Billet

Congé pour le décès d’un enfant : l'humanité n’effacera jamais l'ignominie

par Jacky Durand
publié le 2 février 2020 à 17h17

Monsieur le président de la République,

L'affaire est entendue : il est désormais question de «rétropédalage», quel mot affreux, quand il est appliqué à l'allongement du congé accordé aux parents après la mort d'un enfant. Vous-même, vous avez demandé, samedi, au gouvernement «de faire preuve d'humanité» sur cette proposition de loi visant à porter de cinq à douze jours le congé d'un salarié venant de perdre un enfant. Mais le remède n'est-il pas pire que le mal commis quand votre majorité a recalé ce projet ? Appeler «à faire preuve d'humanité» revient à demander à vos troupes de faire un effort. Comme si la mort d'un bébé, d'un adolescent n'imposait pas d'emblée à chacun d'entre nous cette «humanité» et une entière compréhension qui va de soi.

La mort est un fait inexorable, on s'y résout plus ou moins quand elle frappe un proche, quand l'espérance de vie tutoie aujourd'hui les 80 ans. Mais elle reste impensable quand elle foudroie un enfant au seuil de son existence. Comme l'a écrit Tonino Serafini dans Libération, cette «tragédie absolue» transforme «des pères et des mères en des morts-vivants», les condamne souvent à un deuil impossible quand «faire son deuil» est devenu une tarte à la crème, une antienne médiatique.

La mort d’un enfant est indicible, elle devrait échapper à tout plan comptable et autres sornettes technocratiques. La décence et la compréhension auraient voulu que le projet de loi centriste sur l’allongement du congé décès soit voté dans la pudeur et la discrétion. Au lieu de cela, vos zélatrices, Muriel Pénicaud et la députée LREM Sereine Mauborgne, ont transformé ce douloureux sujet en discussion de marchand de tapis sur le thème «c’est encore les entreprises qui vont payer». Votre appel à faire preuve d’humanité n’effacera jamais cette ignominie.

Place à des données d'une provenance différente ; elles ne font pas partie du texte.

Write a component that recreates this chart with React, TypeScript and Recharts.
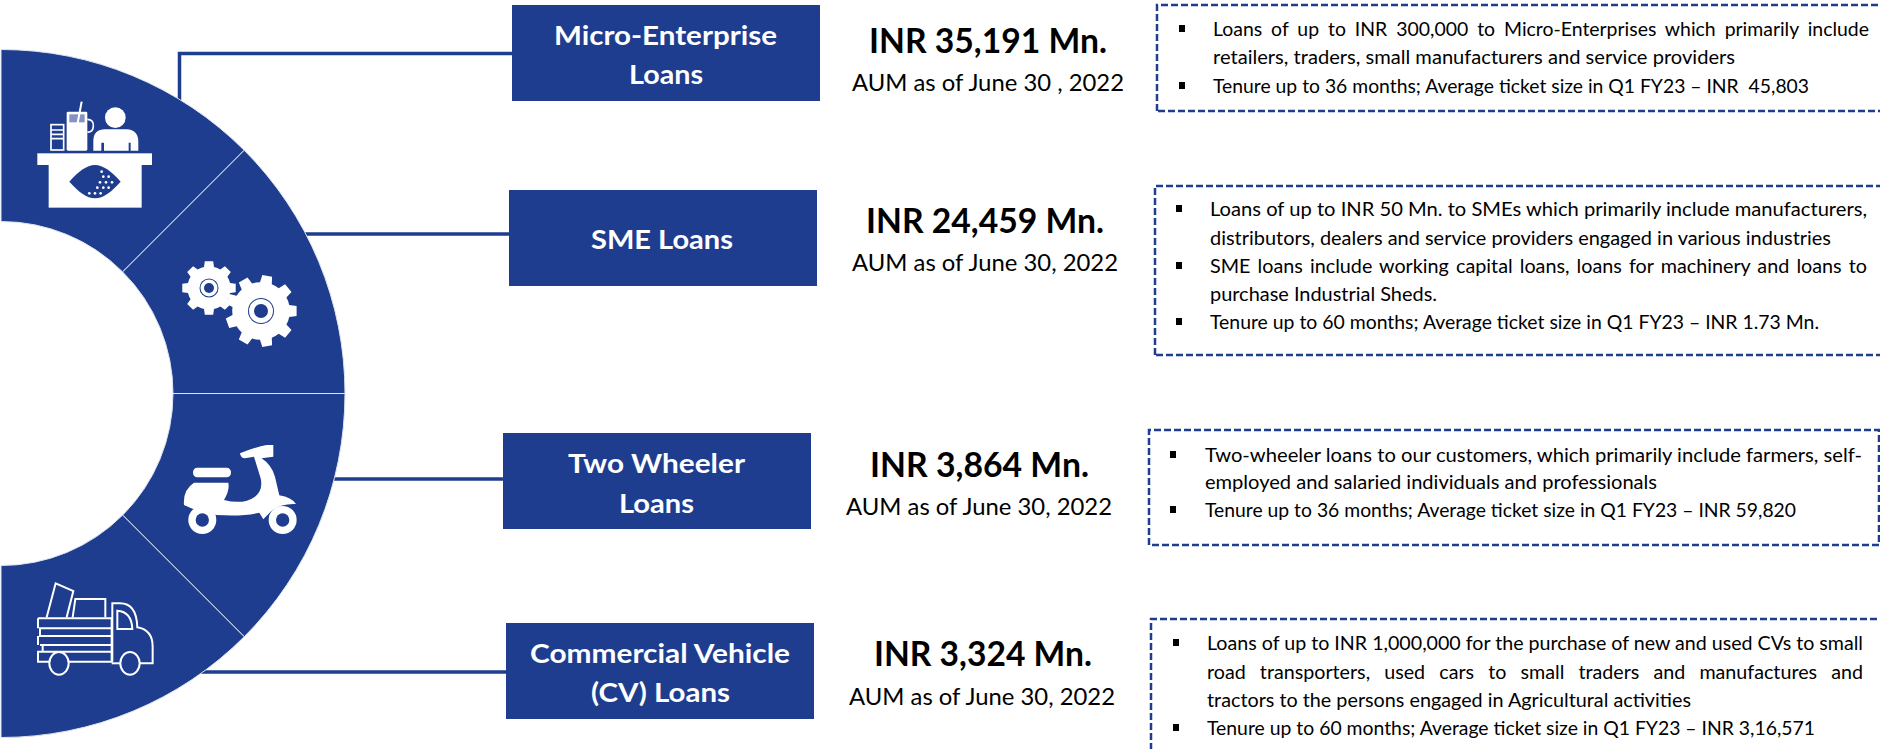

On vous savait déjà éloigné de bien des préoccupations d’une majorité de citoyens (retraites, gilets jaunes, violences policières, hôpitaux…). On sait désormais que parmi vos troupes, on est aussi loin du cœur des Français. De ce cœur qui n’appelle pas forcément au lyrisme quand le malheur frappe mais simplement à une reconnaissance juste de ce malheur.

Certes, une (ré)élection ne se gagne pas avec des (bons) sentiments mais cette affaire de congés décès risque fort de rester gravée, comme sur une pierre tombale, au bilan de vos pires erreurs.